→ **DATA EXTRACT**:
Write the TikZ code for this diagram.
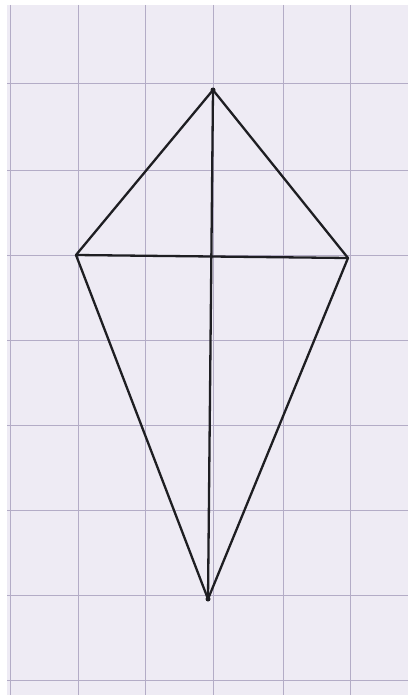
\documentclass[tikz,border=0pt]{standalone}
\definecolor{paper}{HTML}{EEEBF4}
\definecolor{gridc}{HTML}{B3ACC6}
\definecolor{ink}{HTML}{1E1E22}
\begin{document}
\begin{tikzpicture}[x=1pt,y=-1pt,
  gridline/.style={draw=gridc,line width=1pt},
  kiteline/.style={draw=ink,line width=2.3pt,line cap=round,line join=round}]
\useasboundingbox (0,0) rectangle (408,695);
\fill[white] (0,0) rectangle (408,695);
\fill[paper] (7,5) rectangle (408,695);
% grid
\foreach \x in {10,78,145,213,283,350}
  \draw[gridline] (\x,5) -- (\x,695);
\foreach \y in {84,170,255,340,425,510,595,680}
  \draw[gridline] (7,\y) -- (408,\y);
% kite
\coordinate (T) at (213,90);
\coordinate (L) at (76,255);
\coordinate (R) at (348,258);
\coordinate (B) at (208,599);
\draw[kiteline] (T) -- (R) -- (B) -- (L) -- cycle;
\draw[kiteline] (L) -- (R);
\draw[kiteline] (T) -- (B);
\fill[ink] (T) circle (2.5pt) (B) circle (2.5pt);
\end{tikzpicture}
\end{document}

→ **WHAT IS NEEDED**: Retype the data above exactly; pictures are not part of the copy.

→ **FULL OUTPUT**:
Write the TikZ code for this diagram.
\documentclass[tikz,border=0pt]{standalone}
\definecolor{paper}{HTML}{EEEBF4}
\definecolor{gridc}{HTML}{B3ACC6}
\definecolor{ink}{HTML}{1E1E22}
\begin{document}
\begin{tikzpicture}[x=1pt,y=-1pt,
  gridline/.style={draw=gridc,line width=1pt},
  kiteline/.style={draw=ink,line width=2.3pt,line cap=round,line join=round}]
\useasboundingbox (0,0) rectangle (408,695);
\fill[white] (0,0) rectangle (408,695);
\fill[paper] (7,5) rectangle (408,695);
% grid
\foreach \x in {10,78,145,213,283,350}
  \draw[gridline] (\x,5) -- (\x,695);
\foreach \y in {84,170,255,340,425,510,595,680}
  \draw[gridline] (7,\y) -- (408,\y);
% kite
\coordinate (T) at (213,90);
\coordinate (L) at (76,255);
\coordinate (R) at (348,258);
\coordinate (B) at (208,599);
\draw[kiteline] (T) -- (R) -- (B) -- (L) -- cycle;
\draw[kiteline] (L) -- (R);
\draw[kiteline] (T) -- (B);
\fill[ink] (T) circle (2.5pt) (B) circle (2.5pt);
\end{tikzpicture}
\end{document}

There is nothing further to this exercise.